Let's say I have an internal table with 2 fields, MATNR and MENGE. I can get a unique list of materials in T_SUM with the following:

TYPES: BEGIN OF ty_mat,

         matnr TYPE matnr,

         menge TYPE menge_d,

       END OF ty_mat,

       ty_t_mat TYPE STANDARD TABLE OF ty_mat WITH DEFAULT KEY.



DATA: t_mat TYPE ty_t_mat,

      t_sum TYPE ty_t_mat.



* (t_mat is already populated)



  t_sum = VALUE #(

            FOR GROUPS mat OF <fs_mat>

            IN t_mat

            GROUP BY ( matnr = <fs_mat>-matnr ) ASCENDING

            ( matnr = mat-matnr ) ).

How do I amend this statement to also include in T_SUM the total quantity of each material?

Obviously I can do this in various ways with the COLLECT statement, but I want to know how to do it this way (irrespective of whether or not it's the best way!)

The final example in the blog looks like it might be doing something similar.

Thanks!

peter_collins3 · ‎04-20-2020

Actually, as soon as I posted this I've got something working:

t_sum = VALUE #(

          FOR GROUPS mat OF <fs_mat>

          IN t_mat

          GROUP BY ( matnr = <fs_mat>-matnr ) ASCENDING

          ( matnr = mat-matnr

            menge = REDUCE menge_d( INIT lv_menge TYPE menge_d

                                    FOR ls_mat IN GROUP mat

                                    NEXT lv_menge = lv_menge + ls_mat-menge ) ) ).

It does produce the correct result, but any comments? I like the fact that it is one statement (rather than LOOP ... COLLECT ... ENDLOOP)

nomssi · ‎04-20-2020

Comment? This is exactly how we do it: use REDUCE to compute any aggregate.

The blog's own CONVERT( ) method uses this approach (and LET to reuse the result in a condition).

regards,

JNN

adityaw · ‎11-29-2022

I know it has been 5 years, but have you found a simpler way yet?
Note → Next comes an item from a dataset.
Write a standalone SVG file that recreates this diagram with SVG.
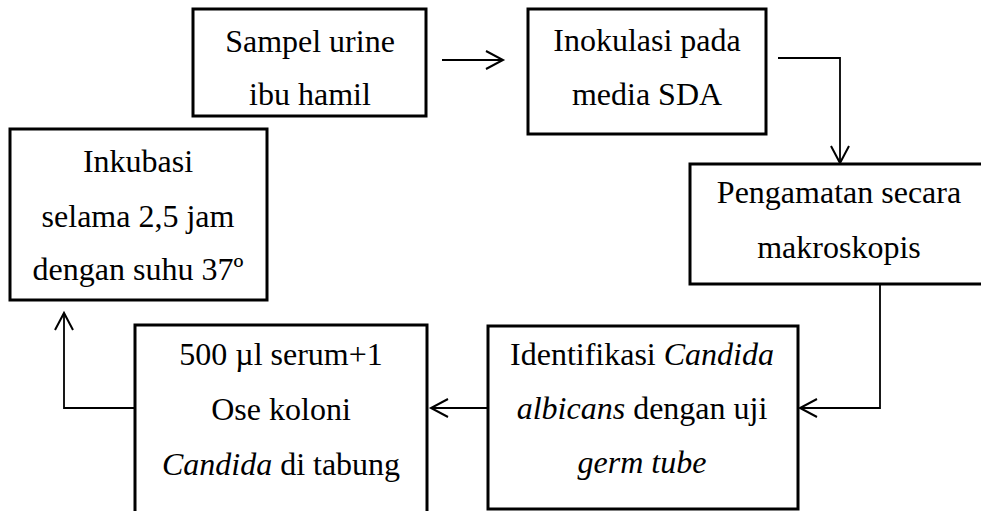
<svg xmlns="http://www.w3.org/2000/svg" width="981" height="511" viewBox="0 0 981 511">
<style>
.box{fill:#fff;stroke:#000;stroke-width:3}
.t{font-family:"Liberation Serif","Times New Roman",serif;font-size:32px;fill:#000;text-anchor:middle}
.i{font-style:italic}
.c{fill:none;stroke:#000;stroke-width:1.8}
</style>
<defs>
<marker id="a" markerUnits="userSpaceOnUse" markerWidth="24" markerHeight="24" refX="18" refY="10" orient="auto" overflow="visible">
<path d="M1,1 L18,10 L1,19" fill="none" stroke="#000" stroke-width="2"/>
</marker>
</defs>
<rect width="981" height="511" fill="#fff"/>
<g id="connectors">
<path class="c" d="M442,60 H503" marker-end="url(#a)"/>
<path class="c" d="M778,58 H840 V163" marker-end="url(#a)"/>
<path class="c" d="M880,285 V408 H800" marker-end="url(#a)"/>
<path class="c" d="M487,408 H431" marker-end="url(#a)"/>
<path class="c" d="M135,408 H64 V313" marker-end="url(#a)"/>
</g>
<g id="sampel">
<rect class="box" x="193" y="9" width="233" height="107"/>
<text class="t" x="310" y="52">Sampel urine</text>
<text class="t" x="310" y="105">ibu hamil</text>
</g>
<g id="inokulasi">
<rect class="box" x="528" y="9" width="238" height="125"/>
<text class="t" x="647" y="51">Inokulasi pada</text>
<text class="t" x="647" y="105">media SDA</text>
</g>
<g id="pengamatan">
<rect class="box" x="690" y="164" width="300" height="120"/>
<text class="t" x="839" y="203">Pengamatan secara</text>
<text class="t" x="839" y="258">makroskopis</text>
</g>
<g id="identifikasi">
<rect class="box" x="488" y="326" width="310" height="183"/>
<text class="t" x="642" y="365">Identifikasi <tspan class="i">Candida</tspan></text>
<text class="t" x="642" y="419"><tspan class="i">albicans</tspan> dengan uji</text>
<text class="t" x="642" y="473"><tspan class="i">germ tube</tspan></text>
</g>
<g id="serum">
<rect class="box" x="135" y="325" width="292" height="190"/>
<text class="t" x="281" y="365">500 µl serum+1</text>
<text class="t" x="281" y="420">Ose koloni</text>
<text class="t" x="281" y="475"><tspan class="i">Candida</tspan> di tabung</text>
</g>
<g id="inkubasi">
<rect class="box" x="10" y="129" width="257" height="171"/>
<text class="t" x="138" y="172">Inkubasi</text>
<text class="t" x="138" y="227">selama 2,5 jam</text>
<text class="t" x="138" y="280">dengan suhu 37º</text>
</g>
</svg>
I too have started using sorted tables and find it annoying to remove duplicates.

nomssi · ‎12-20-2022

The DISCARDING DUPLICATE option of the CORRESPONDING operator might help:

DATA(sorted_table) = CORRESPONDING sorted_table_type( std_table DISCARDING DUPLICATES ).

adityaw · ‎01-04-2023

Thanks, this works!

gustavo_lobo2 · ‎02-02-2023

It is very good and so helpful. Well done.